The brand loved the idea and together with its other agencies, we launched the new campaign. The results? Traffic increased significantly. More importantly, revenue increased and the brand now had a platform on which to build a powerful relationship with its audience for years to come.

Not only that, but the brand was now stronger and meant something to consumers, benefitting all forms of marketing in which the company engaged. Had we instead simply optimized the existing site and drove more traffic to it, the brand would have suffered.

Lost in a Sea of Sameness

Even if your website is not as bad of an experience as the pasta brand’s site had been, your differentiation can play just as significant a role in the success of your SEO efforts. The other day, for example, I was searching for plane tickets to Chicago. I was struck by the lack of differentiation of what I found online. The websites all felt the same. The lack of thought and creativity in the sites was numbingly obvious. In the end, I really didn’t care from which site I purchased my tickets.

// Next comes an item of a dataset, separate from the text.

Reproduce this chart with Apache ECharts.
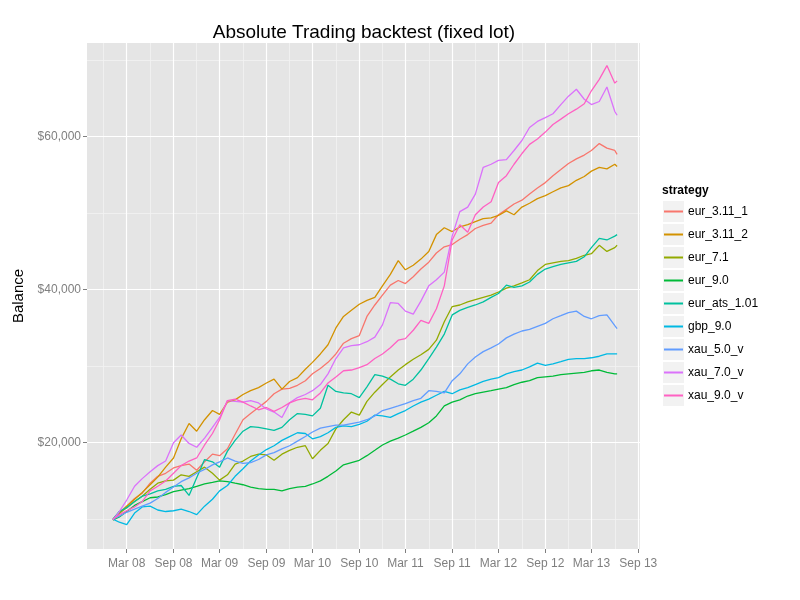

Too many times buyers are faced with a sea of sameness.

SEO without an effective brand strategy is like playing marketing roulette. Without clear positioning and differentiation, and without a message that cuts through the noise and evokes an emotional reaction, your visitors will travel down the purchase path only so far. In this scenario, the returns on your SEO are going to be limited. Make sure your uniqueness is unequivocally clear to site visitors before you start driving traffic growth.

Advertising for the Competition

Do you have any competitors with a cool website? A site that draws visitors in and engages them on a deeper level? A website that makes them want to tell their friends or associates about it?

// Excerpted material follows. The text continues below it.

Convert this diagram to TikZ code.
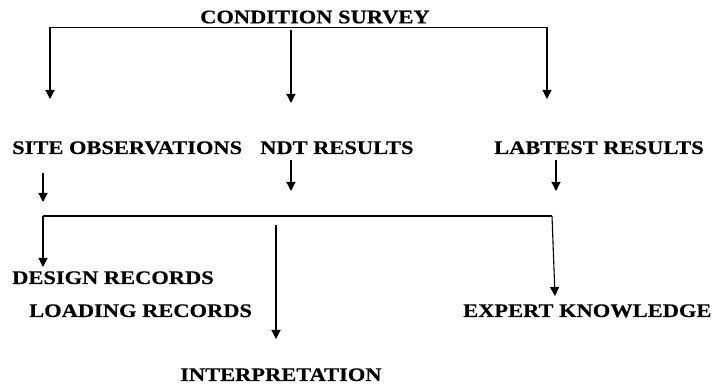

Competing against a website like that when your own site is frustrating or boring is asking for trouble, no matter how much SEO traffic you’re driving. Your site may accurately describe your offering, but does it get your audience fired up and excited about your brand? Does your site get them thinking about how they’ll feel after making the purchase?

It’s rare now for a buyer to not check out at least a handful of options before making a purchase. If your competitors are out-marketing you with their websites, in essence your website will act as an advertisement for the competition. Ouch!

Superior UX, Superior SEO

Driving organic traffic through SEO is a fantastic part of the marketing mix. However, remember, it doesn’t matter how good your SEO rankings are if your UX is subpar. Before investing in SEO to drive traffic, ensure that your user experience is superior. That way, you’ll be able to reap the business rewards from all of that time, effort, and investment.

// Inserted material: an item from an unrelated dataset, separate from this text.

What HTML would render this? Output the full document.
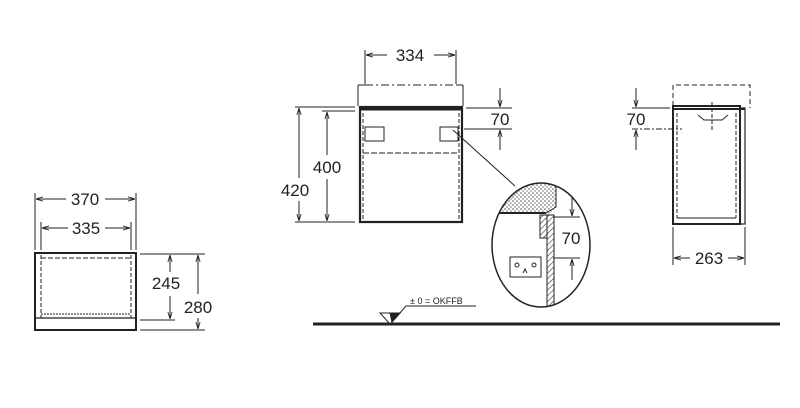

To unleash revenue growth, focus on BOTH – be the best at SEO and the best at UX.

Tom Shapiro

Tom Shapiro is CEO of Stratabeat, a B2B branding, web design, and marketing agency for middle market companies. Shapiro’s thoughts have been published widely, including Chief Marketer, CMO.com, CNN.com, Forbes, and MarketingProfs. Shapiro’s book Rethink Your Marketing is available on Amazon. Visit Stratabeat at https://stratabeat.com.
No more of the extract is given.